_WHAT IS NEEDED:_ Without the pictures, extract every line from the start of the material to the line containing "import numpy as np", both ends included.

§

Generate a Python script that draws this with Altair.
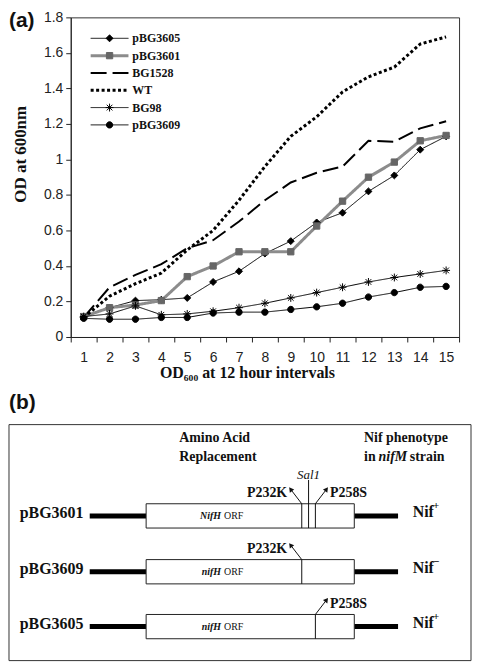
import altair as alt
import pandas as pd
import numpy as np

# ---------------- panel (a): values ----------------
intervals = list(range(1, 16))
series_names = ["pBG3605", "pBG3601", "BG1528", "WT", "BG98", "pBG3609"]

pBG3605 = [0.11, 0.165, 0.205, 0.21, 0.22, 0.31, 0.37, 0.47, 0.54, 0.645, 0.70, 0.82, 0.91, 1.055, 1.13]
pBG3601 = [0.115, 0.165, 0.18, 0.205, 0.34, 0.40, 0.48, 0.48, 0.48, 0.625, 0.765, 0.90, 0.985, 1.105, 1.135]
BG1528 = [0.11, 0.28, 0.35, 0.41, 0.50, 0.545, 0.65, 0.77, 0.87, 0.925, 0.96, 1.105, 1.10, 1.175, 1.215]
WT = [0.11, 0.23, 0.30, 0.36, 0.49, 0.60, 0.77, 0.96, 1.13, 1.24, 1.38, 1.465, 1.52, 1.65, 1.69]
BG98 = [0.115, 0.13, 0.175, 0.125, 0.13, 0.145, 0.165, 0.19, 0.22, 0.25, 0.28, 0.31, 0.335, 0.355, 0.375]
pBG3609 = [0.105, 0.10, 0.10, 0.11, 0.11, 0.135, 0.14, 0.14, 0.155, 0.17, 0.19, 0.225, 0.25, 0.28, 0.285]

y_ticks = [0, 0.2, 0.4, 0.6, 0.8, 1, 1.2, 1.4, 1.6, 1.8]
x_title = "OD\u2086\u2080\u2080 at 12 hour intervals"
y_title = "OD at 600nm"

# ---------------- panel (b): schematic content ----------------
constructs = ["pBG3601", "pBG3609", "pBG3605"]
nif_sign = ["+", "\u2212", "+"]
orf_gene = ["NifH", "nifH", "nifH"]
construct_mutations = [["P232K", "P258S"], ["P232K"], ["P258S"]]
site_label = "Sal1"

# ---------------- styles ----------------
SERIF = "Liberation Serif"
SANS = "Liberation Sans"
ASTERISK = "M-1.25,0H1.25M0,-1.25V1.25M-0.9,-0.9L0.9,0.9M-0.9,0.9L0.9,-0.9"
DIAMOND = "M0,-1.1L1.1,0L0,1.1L-1.1,0Z"
CIRCLE = "M1,0A1,1 0 1,1 -1,0A1,1 0 1,1 1,0Z"

line_colors = ["#000000", "#8c8c8c", "#000000", "#000000", "#000000", "#000000"]
line_dashes = [[1, 0], [1, 0], [16, 6], [3, 2.5], [1, 0], [1, 0]]
line_widths = [1, 3, 2, 3, 1, 1]
marker_series = ["pBG3605", "pBG3601", "BG98", "pBG3609"]
marker_shapes = [DIAMOND, "square", ASTERISK, CIRCLE]
marker_colors = ["#000000", "#666666", "#000000", "#000000"]

values = dict(zip(series_names, [pBG3605, pBG3601, BG1528, WT, BG98, pBG3609]))
df = pd.DataFrame(
    [{"series": s, "interval": x, "od": v} for s in series_names for x, v in zip(intervals, values[s])]
)

x_tick_values = sorted(set([i - 0.5 for i in intervals] + intervals + [15.5]))

x_scale = alt.Scale(domain=[0.5, 15.5], nice=False, zero=False)
y_scale = alt.Scale(domain=[0, 1.8], nice=False)

x_axis = alt.Axis(
    values=x_tick_values,
    labelExpr="datum.value % 1 === 0 ? '' + datum.value : ''",
    tickOpacity={"condition": {"test": "datum.value % 1 === 0", "value": 0}, "value": 1},
    tickSize=5, tickColor="#222", domainColor="#222",
    labelFont=SANS, labelFontSize=14, labelColor="#222", labelPadding=9,
    labelOverlap=False, labelFlush=False, grid=False,
    title=x_title, titleFont=SERIF, titleFontSize=16, titleFontWeight="bold", titleColor="#111",
    titleX=177, titleY=36, titleBaseline="middle", titleAlign="center",
)
y_axis = alt.Axis(
    values=y_ticks, format="~g",
    tickSize=5, tickColor="#222", domainColor="#222",
    labelFont=SANS, labelFontSize=14, labelColor="#222", labelPadding=3, grid=False,
    title=y_title, titleFont=SERIF, titleFontSize=17, titleFontWeight="bold", titleColor="#111",
    titleX=-50, titleY=137, titleAngle=270, titleBaseline="middle", titleAlign="center",
)

X = alt.X("interval:Q", scale=x_scale, axis=x_axis)
Y = alt.Y("od:Q", scale=y_scale, axis=y_axis)

color_scale = alt.Scale(domain=series_names, range=line_colors)
dash_scale = alt.Scale(domain=series_names, range=line_dashes)
width_scale = alt.Scale(type="ordinal", domain=series_names, range=line_widths)
shape_scale = alt.Scale(domain=marker_series, range=marker_shapes)
mcolor_scale = alt.Scale(domain=marker_series, range=marker_colors)

line_enc = dict(
    color=alt.Color("series:N", scale=color_scale, legend=None),
    strokeDash=alt.StrokeDash("series:N", scale=dash_scale, legend=None),
    strokeWidth=alt.StrokeWidth("series:N", scale=width_scale, legend=None),
)
mark_enc = dict(
    shape=alt.Shape("series:N", scale=shape_scale, legend=None),
    fill=alt.Fill("series:N", scale=mcolor_scale, legend=None),
    stroke=alt.Stroke("series:N", scale=mcolor_scale, legend=None),
)

lines = alt.Chart(df).mark_line().encode(x=X, y=Y, **line_enc)
points = alt.Chart(df).transform_filter(
    alt.FieldOneOfPredicate(field="series", oneOf=marker_series)
).mark_point(filled=True, opacity=1, size=40, strokeWidth=1).encode(x=X, y=Y, **mark_enc)

# hand-drawn legend inside the plot (layout in data units)
leg = pd.DataFrame({"series": series_names})
leg["od"] = [1.682 - 0.0975 * i for i in range(len(series_names))]
leg_line = leg.assign(interval=1.27, interval_end=2.73)
leg_mark = leg[leg["series"].isin(marker_series)].assign(interval=2.0)
leg_lab = leg.assign(interval=2.88)

leg_rules = alt.Chart(leg_line).mark_rule().encode(x=X, x2="interval_end:Q", y=Y, **line_enc)
leg_points = alt.Chart(leg_mark).mark_point(filled=True, opacity=1, size=40, strokeWidth=1).encode(
    x=X, y=Y, **mark_enc)
leg_text = alt.Chart(leg_lab).mark_text(
    align="left", baseline="middle", font=SERIF, fontSize=12, fontWeight="bold", color="#111"
).encode(x=X, y=Y, text="series:N")

label_a = alt.Chart(pd.DataFrame({"t": ["(a)"]})).mark_text(
    align="left", baseline="top", font=SANS, fontSize=21, fontWeight="bold", color="#111"
).encode(x=alt.value(-62), y=alt.value(-7), text="t:N")

panel_a = alt.layer(lines, points, leg_rules, leg_points, leg_text, label_a).properties(
    width=390, height=321
)

# ---------------- panel (b) layout (reference pixel units) ----------------
frame_x = (2, 477)
frame_y = (425, 668)
row_y = [519, 576.5, 633]
flank_l = (85, 143)
orf_span = (143, 357)
flank_r = (357, 402)
box_half = 12.5
mut_x = {"P232K": 303, "P258S": 317}
mut_dir = {"P232K": -1, "P258S": 1}
site_x, site_top = 310, 482

bx = alt.Scale(domain=list(frame_x), range=[-62, 402], nice=False, zero=False)
by = alt.Scale(domain=list(frame_y), range=[0, 237], nice=False, zero=False)
BX = lambda f: alt.X(f, scale=bx, axis=None)
BY = lambda f: alt.Y(f, scale=by, axis=None)

frame = pd.DataFrame([{"x": frame_x[0], "x2": frame_x[1], "y": frame_y[0], "y2": frame_y[1]}])
flanks = pd.DataFrame(
    [{"x": a, "x2": b, "y": y} for y in row_y for (a, b) in (flank_l, flank_r)]
)
orfs = pd.DataFrame(
    [{"x": orf_span[0], "x2": orf_span[1], "y": y - box_half, "y2": y + box_half} for y in row_y]
)
mut_lines = [{"x": mut_x[m], "y": y - box_half, "y2": y + box_half}
             for y, ms in zip(row_y, construct_mutations) for m in ms]
mut_lines.append({"x": site_x, "y": site_top, "y2": row_y[0] + box_half})
mut_lines = pd.DataFrame(mut_lines)

arrows = []
for y, ms in zip(row_y, construct_mutations):
    for m in ms:
        x0, y0 = mut_x[m], y - box_half
        x1, y1 = x0 + mut_dir[m] * 11.5, y0 - 15
        ang = (np.degrees(np.arctan2(x1 - x0, -(y1 - y0))) + 360) % 360
        arrows.append({"x": x0, "y": y0, "x2": x1, "y2": y1, "angle": ang,
                       "t": m, "tx": x0 + mut_dir[m] * 15, "ty": y0 - 11, "dir": mut_dir[m]})
arrows = pd.DataFrame(arrows)

frame_layer = alt.Chart(frame).mark_rect(fill="white", stroke="#333", strokeWidth=1).encode(
    x=BX("x:Q"), x2="x2:Q", y=BY("y:Q"), y2="y2:Q")
flank_layer = alt.Chart(flanks).mark_rule(color="black", strokeWidth=5).encode(
    x=BX("x:Q"), x2="x2:Q", y=BY("y:Q"))
orf_layer = alt.Chart(orfs).mark_rect(fill="white", stroke="#222", strokeWidth=1).encode(
    x=BX("x:Q"), x2="x2:Q", y=BY("y:Q"), y2="y2:Q")
mut_layer = alt.Chart(mut_lines).mark_rule(color="#111", strokeWidth=1).encode(
    x=BX("x:Q"), y=BY("y:Q"), y2="y2:Q")
arrow_layer = alt.Chart(arrows).mark_rule(color="#111", strokeWidth=1).encode(
    x=BX("x:Q"), y=BY("y:Q"), x2="x2:Q", y2="y2:Q")
head_layer = alt.Chart(arrows).mark_point(shape="triangle-up", filled=True, color="#111",
                                          opacity=1, size=30).encode(
    x=BX("x2:Q"), y=BY("y2:Q"), angle=alt.Angle("angle:Q", scale=None))


def txt(d, **kw):
    return alt.Chart(pd.DataFrame(d)).mark_text(**kw).encode(
        x=BX("x:Q"), y=BY("y:Q"), text="t:N")


bold16 = dict(font=SERIF, fontSize=16, fontWeight="bold", color="#111", baseline="middle")
bold14 = dict(font=SERIF, fontSize=14, fontWeight="bold", color="#111", baseline="middle")

t_constructs = txt({"t": constructs, "x": [13] * 3, "y": [y - 3 for y in row_y]}, align="left", **bold16)
t_nif = txt({"t": ["Nif"] * 3, "x": [417] * 3, "y": [y - 4 for y in row_y]}, align="left", **bold16)
t_sign = txt({"t": nif_sign, "x": [438] * 3, "y": [y - 10 for y in row_y]}, align="left",
             font=SERIF, fontSize=11, fontWeight="bold", color="#111", baseline="middle")
t_head_l = txt({"t": ["Amino Acid", "Replacement", "Nif phenotype", "in", "strain"],
                "x": [177, 177, 367, 367, 414], "y": [439, 458, 439, 458, 458]},
               align="left", **bold14)
t_head_it = txt({"t": ["nifM"], "x": [382], "y": [458]}, align="left", fontStyle="italic", **bold14)
left_m = arrows[arrows["dir"] < 0]
right_m = arrows[arrows["dir"] > 0]
t_mut_l = txt({"t": left_m["t"].tolist(), "x": left_m["tx"].tolist(), "y": left_m["ty"].tolist()},
              align="right", **bold14)
t_mut_r = txt({"t": right_m["t"].tolist(), "x": right_m["tx"].tolist(), "y": right_m["ty"].tolist()},
              align="left", **bold14)
t_site = txt({"t": [site_label], "x": [site_x], "y": [477]}, align="center", font=SERIF,
             fontSize=13, fontStyle="italic", color="#111", baseline="middle")
t_gene = txt({"t": orf_gene, "x": [220] * 3, "y": row_y}, align="right", font=SERIF,
             fontSize=10, fontStyle="italic", fontWeight="bold", color="#111", baseline="middle")
t_orf = txt({"t": ["ORF"] * 3, "x": [223] * 3, "y": row_y}, align="left", font=SERIF,
            fontSize=10, color="#111", baseline="middle")
t_b = txt({"t": ["(b)"], "x": [frame_x[0]], "y": [403]}, align="left", font=SANS, fontSize=21,
          fontWeight="bold", color="#111", baseline="middle")

panel_b = alt.layer(
    frame_layer, flank_layer, orf_layer, mut_layer, arrow_layer, head_layer,
    t_constructs, t_nif, t_sign, t_head_l, t_head_it, t_mut_l, t_mut_r, t_site, t_gene, t_orf, t_b,
).properties(width=402, height=237, view=alt.ViewBackground(stroke="transparent"))

chart = alt.vconcat(panel_a, panel_b, spacing=10).properties(padding=0).configure_view(
    stroke="#333", strokeWidth=1)

chart.save("out.html", embed_options={"renderer": "svg", "actions": False})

§

_THE COMPLETED TASK:_
Generate a Python script that draws this with Altair.
import altair as alt
import pandas as pd
import numpy as np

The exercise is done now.